ISLAMABAD — The Federal Board of Revenue (FBR) has introduced a revised tax structure for property transactions in the current fiscal year, significantly increasing the withholding tax rates on sellers compared to buyers, reports have claimed.
New Slabs
Filers selling property are now subject to a minimum withholding tax of 4.5 percent, while for properties valued above Rs100 million, the rate has been raised to 5.5%.
For non-filers, the burden is substantially higher, with an 11.5% withholding tax on property sales exceeding Rs100 million.

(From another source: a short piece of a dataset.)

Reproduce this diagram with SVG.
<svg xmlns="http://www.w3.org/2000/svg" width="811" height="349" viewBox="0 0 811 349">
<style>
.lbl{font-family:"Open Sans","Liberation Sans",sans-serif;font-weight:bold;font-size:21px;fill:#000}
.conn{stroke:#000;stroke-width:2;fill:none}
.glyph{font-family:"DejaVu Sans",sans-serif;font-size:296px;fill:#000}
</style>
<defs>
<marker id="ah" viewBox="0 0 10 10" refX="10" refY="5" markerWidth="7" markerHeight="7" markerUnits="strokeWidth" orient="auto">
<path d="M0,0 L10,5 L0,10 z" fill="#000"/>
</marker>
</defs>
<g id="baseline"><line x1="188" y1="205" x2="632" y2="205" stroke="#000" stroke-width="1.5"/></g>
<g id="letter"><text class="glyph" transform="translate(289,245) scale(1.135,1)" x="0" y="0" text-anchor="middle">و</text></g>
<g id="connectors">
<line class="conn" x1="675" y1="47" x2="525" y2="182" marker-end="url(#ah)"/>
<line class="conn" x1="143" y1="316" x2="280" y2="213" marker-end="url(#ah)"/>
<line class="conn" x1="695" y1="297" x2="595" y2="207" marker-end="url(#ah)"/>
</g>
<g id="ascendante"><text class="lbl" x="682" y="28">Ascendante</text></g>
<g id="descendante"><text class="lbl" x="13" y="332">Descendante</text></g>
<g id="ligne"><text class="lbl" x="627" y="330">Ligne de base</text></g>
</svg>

On the buyer’s side, the new rates are comparatively lower. Filers purchasing property worth up to Rs50 million are charged a 2.5% withholding tax, while properties priced above Rs100 million now incur a 6.5% tax.
However, non-filers face significantly steeper rates, ranging from 10.5% to a maximum of 18.5% depending on the property value.
The move marks a shift in FBR’s approach, placing greater tax responsibility on property sellers, particularly those who are not on the tax rolls. This policy aims to enhance tax compliance and increase revenue from the booming real estate sector.
The Revenue Department continues to collect these withholding taxes during the transfer of property ownership, subsequently transferring the funds to FBR.
The updated tax regime reflects the government’s ongoing efforts to broaden the tax base and discourage undocumented property transactions.